Connecting Raspi and Ardiuno gpio pins?

[quote=276058:@Derk Jochems]Well for one, you might burn the Pi’s chips. Second the communication could give errors.
It’s better to have 3.3v - 3.3v or 5v - 5v both with common ground.[/quote]
Thanks, Derk. As I’ve written, yours and Jean-Yves’ answer are conflicting. That’s the uncertainty that made me start this thread. Do you know for sure there is a risk or do you have any links to follow?

Currently, it doesn’t bother me that much because I reverted to USB communication, but it would be great to have a reliable answer. Any hints appreciated!

Sidenote: Like I wrote before, I tried it with a level shifter too and had no change in behavior except that the display that got its background lighting enabled via this level shifter came to life later. I suspect the level shifter itself, one of its lines seems to be somewhat slow.

I have burned a raspberry pi by doing so, the risk should be low but it’s always best to do it the right way.

The serial ports on my rpi b+ didn’t like the 5v of the arduino’s serial.

Trust me have done it alot of times, only 1 has stopped working but it’s a major pain to find the cause once you do so burn the chip.

Logic level converters are cheap, easy use and today mostly 2 way connectable.

Actually your problem is threading of the pi. The hardware pins have lower priority than the system but you leds ws2801 require all the comm time.

So it’s a timing problem yes. That could be causes by many things. Try stepping trough the suggestions.

You should atleast not use ws2801 on the RPI because it’s officially unsupported.

Did you actually use a library or code it yourself on arduino?

Thanks, Derk! As I wrote, I removed the interrupt Gpio connection which has fixed the timing problems.
One question: When you burned your Raspi, was it when you tried to talk back from the Arduino or did you use the pin connection to talk to the Arduino only?
I have an Arduino hat for Raspberry Pi here too which uses a direct pin connection. Only the pins are too short, so you cannot attach a breadboard connector. Makes me wonder if connecting both is really that dangerous.

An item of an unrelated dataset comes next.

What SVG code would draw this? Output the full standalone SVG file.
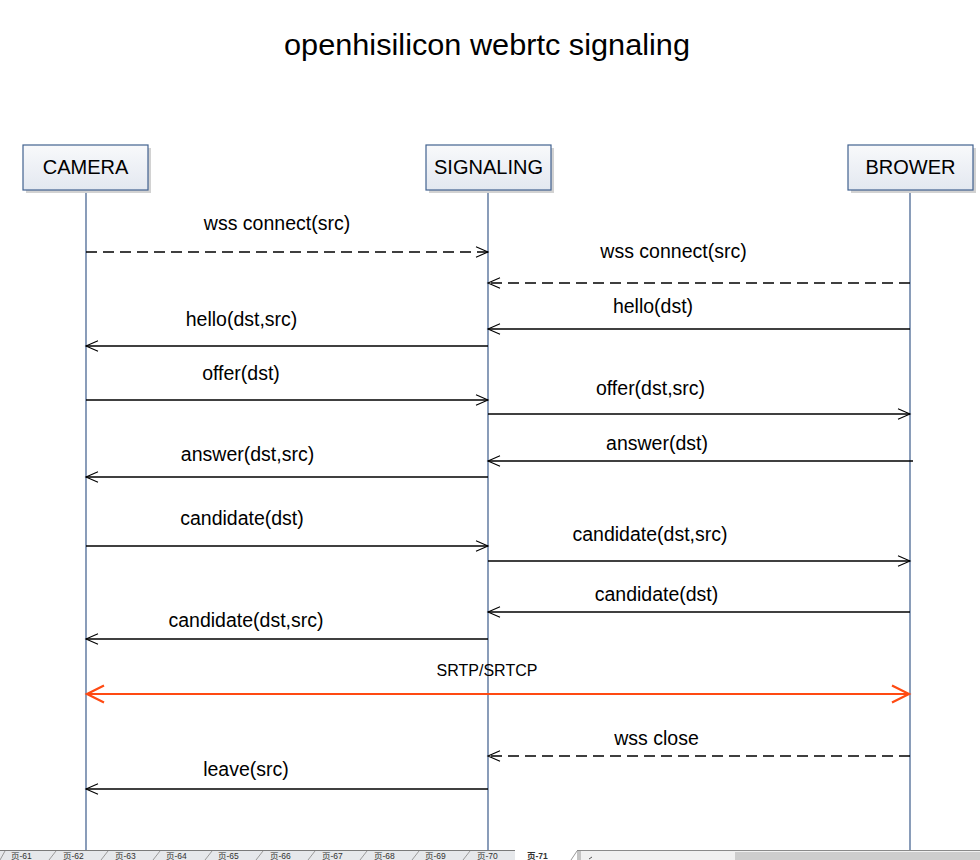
<svg xmlns="http://www.w3.org/2000/svg" width="980" height="860" viewBox="0 0 980 860">
<style>
.lbl{font-family:"Liberation Sans",Arial,sans-serif;font-size:19.5px;fill:#000;text-anchor:middle}
.small{font-family:"Liberation Sans",Arial,sans-serif;font-size:16px;fill:#000;text-anchor:middle}
.title{font-family:"Liberation Sans",Arial,sans-serif;font-size:30px;fill:#000;text-anchor:middle}
.box{fill:url(#boxg);stroke:#41628f;stroke-width:1.2}
.shadow{fill:#d2d2d2}
.btxt{font-family:"Liberation Sans",Arial,sans-serif;font-size:20px;fill:#000;text-anchor:middle}
.life{stroke:#3b5b8a;stroke-width:1.2;fill:none}
.msg{stroke:#000;stroke-width:1.3;fill:none;marker-end:url(#arr)}
.dash{stroke-dasharray:11 6}
.srtp{stroke:#ff4a12;stroke-width:2.2;fill:none;marker-end:url(#rarr);marker-start:url(#rarr)}
.tab{font-family:"Liberation Sans","Noto Sans CJK SC",sans-serif;font-size:8.5px;fill:#333}
.sep{stroke:#9a9a9a;stroke-width:1}
</style>
<defs>
<linearGradient id="boxg" x1="0" y1="0" x2="0" y2="1">
<stop offset="0" stop-color="#f8f9fb"/>
<stop offset="1" stop-color="#e3e8f0"/>
</linearGradient>
<marker id="arr" markerUnits="userSpaceOnUse" markerWidth="14" markerHeight="12" refX="12.5" refY="6" orient="auto" overflow="visible">
<path d="M0.5,0.8 L12.5,6 L0.5,11.2" fill="none" stroke="#000" stroke-width="1.1"/>
</marker>
<marker id="rarr" markerUnits="userSpaceOnUse" markerWidth="20" markerHeight="20" refX="18" refY="10" orient="auto-start-reverse" overflow="visible">
<path d="M1,1.5 L18,10 L1,18.5" fill="none" stroke="#ff4a12" stroke-width="2.2"/>
</marker>
</defs>
<rect width="980" height="860" fill="#fff"/>
<text class="title" x="487" y="55" textLength="406" lengthAdjust="spacingAndGlyphs">openhisilicon webrtc signaling</text>

<g id="lifelines">
<line class="life" x1="86" y1="190" x2="86" y2="850"/>
<line class="life" x1="488" y1="190" x2="488" y2="850"/>
<line class="life" x1="910" y1="190" x2="910" y2="850"/>
</g>

<g id="camera">
<rect class="shadow" x="26" y="148" width="125" height="45"/>
<rect class="box" x="23" y="145" width="125" height="45"/>
<text class="btxt" x="85.5" y="174">CAMERA</text>
</g>
<g id="signaling">
<rect class="shadow" x="429" y="148" width="125" height="45"/>
<rect class="box" x="426" y="145" width="125" height="45"/>
<text class="btxt" x="488.5" y="174">SIGNALING</text>
</g>
<g id="brower">
<rect class="shadow" x="851" y="148" width="125" height="45"/>
<rect class="box" x="848" y="145" width="125" height="45"/>
<text class="btxt" x="910.5" y="174">BROWER</text>
</g>

<g id="connectors">
<line class="msg dash" x1="86" y1="252" x2="488" y2="252"/>
<line class="msg dash" x1="910" y1="283" x2="488" y2="283"/>
<line class="msg" x1="910" y1="329" x2="488" y2="329"/>
<line class="msg" x1="488" y1="346" x2="86" y2="346"/>
<line class="msg" x1="86" y1="400" x2="488" y2="400"/>
<line class="msg" x1="488" y1="414" x2="910" y2="414"/>
<line class="msg" x1="913" y1="461" x2="488" y2="461"/>
<line class="msg" x1="488" y1="477" x2="86" y2="477"/>
<line class="msg" x1="86" y1="546" x2="488" y2="546"/>
<line class="msg" x1="488" y1="561" x2="910" y2="561"/>
<line class="msg" x1="910" y1="612" x2="488" y2="612"/>
<line class="msg" x1="488" y1="639" x2="86" y2="639"/>
<line class="srtp" x1="87" y1="694" x2="909" y2="694"/>
<line class="msg dash" x1="910" y1="756" x2="488" y2="756"/>
<line class="msg" x1="488" y1="789" x2="86" y2="789"/>
</g>

<g id="labels">
<text class="lbl" x="277" y="230">wss connect(src)</text>
<text class="lbl" x="673.5" y="258">wss connect(src)</text>
<text class="lbl" x="653" y="313">hello(dst)</text>
<text class="lbl" x="241.5" y="326">hello(dst,src)</text>
<text class="lbl" x="241" y="380">offer(dst)</text>
<text class="lbl" x="650.5" y="395">offer(dst,src)</text>
<text class="lbl" x="657" y="450">answer(dst)</text>
<text class="lbl" x="247.5" y="461">answer(dst,src)</text>
<text class="lbl" x="242" y="525">candidate(dst)</text>
<text class="lbl" x="650" y="541">candidate(dst,src)</text>
<text class="lbl" x="656.5" y="601">candidate(dst)</text>
<text class="lbl" x="246" y="627">candidate(dst,src)</text>
<text class="small" x="487" y="676">SRTP/SRTCP</text>
<text class="lbl" x="656.5" y="745">wss close</text>
<text class="lbl" x="246" y="776">leave(src)</text>
</g>

<g id="tabbar">
<rect x="0" y="850" width="515" height="10" fill="#e6e8eb"/>
<line x1="0" y1="850.5" x2="515" y2="850.5" stroke="#7a7a7a"/>
<polygon points="515,850 577,850 571,860 515,860" fill="#fff"/>
<rect x="577" y="850" width="403" height="10" fill="#f0f0f0"/>
<line x1="577" y1="850.5" x2="980" y2="850.5" stroke="#8a8a8a"/>
<rect x="577" y="851" width="4" height="9" fill="#c4c4c4"/>
<rect x="735" y="852" width="245" height="8" fill="#cdcdcd"/>
<path d="M592,857 L589,859" stroke="#555" stroke-width="1"/>
<line class="sep" x1="0" y1="860" x2="5" y2="851"/>
<line class="sep" x1="49" y1="860" x2="56" y2="851"/>
<line class="sep" x1="101" y1="860" x2="108" y2="851"/>
<line class="sep" x1="153" y1="860" x2="160" y2="851"/>
<line class="sep" x1="205" y1="860" x2="212" y2="851"/>
<line class="sep" x1="256" y1="860" x2="263" y2="851"/>
<line class="sep" x1="308" y1="860" x2="315" y2="851"/>
<line class="sep" x1="360" y1="860" x2="367" y2="851"/>
<line class="sep" x1="412" y1="860" x2="419" y2="851"/>
<line class="sep" x1="463" y1="860" x2="470" y2="851"/>
<line class="sep" x1="571" y1="860" x2="577" y2="851"/>
<text class="tab" x="11" y="858.5">页-61</text>
<text class="tab" x="63" y="858.5">页-62</text>
<text class="tab" x="115" y="858.5">页-63</text>
<text class="tab" x="166" y="858.5">页-64</text>
<text class="tab" x="218" y="858.5">页-65</text>
<text class="tab" x="270" y="858.5">页-66</text>
<text class="tab" x="322" y="858.5">页-67</text>
<text class="tab" x="374" y="858.5">页-68</text>
<text class="tab" x="425" y="858.5">页-69</text>
<text class="tab" x="477" y="858.5">页-70</text>
<text class="tab" x="527" y="858.5" font-weight="bold">页-71</text>
</g>
</svg>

Anyway: I was feeling uncertain about connecting both and I am glad the USB connection works.

I have the idea that pigpio could make using a WS2801 together with a Raspi possible. Currently I use FastLED on the Arduino which does a lot of color tricks that would take a lot of time to rebuild on a Raspi solution if it should work anyway. I have only run into an issue where the use of a palette returns wrong values which puzzles me at the moment.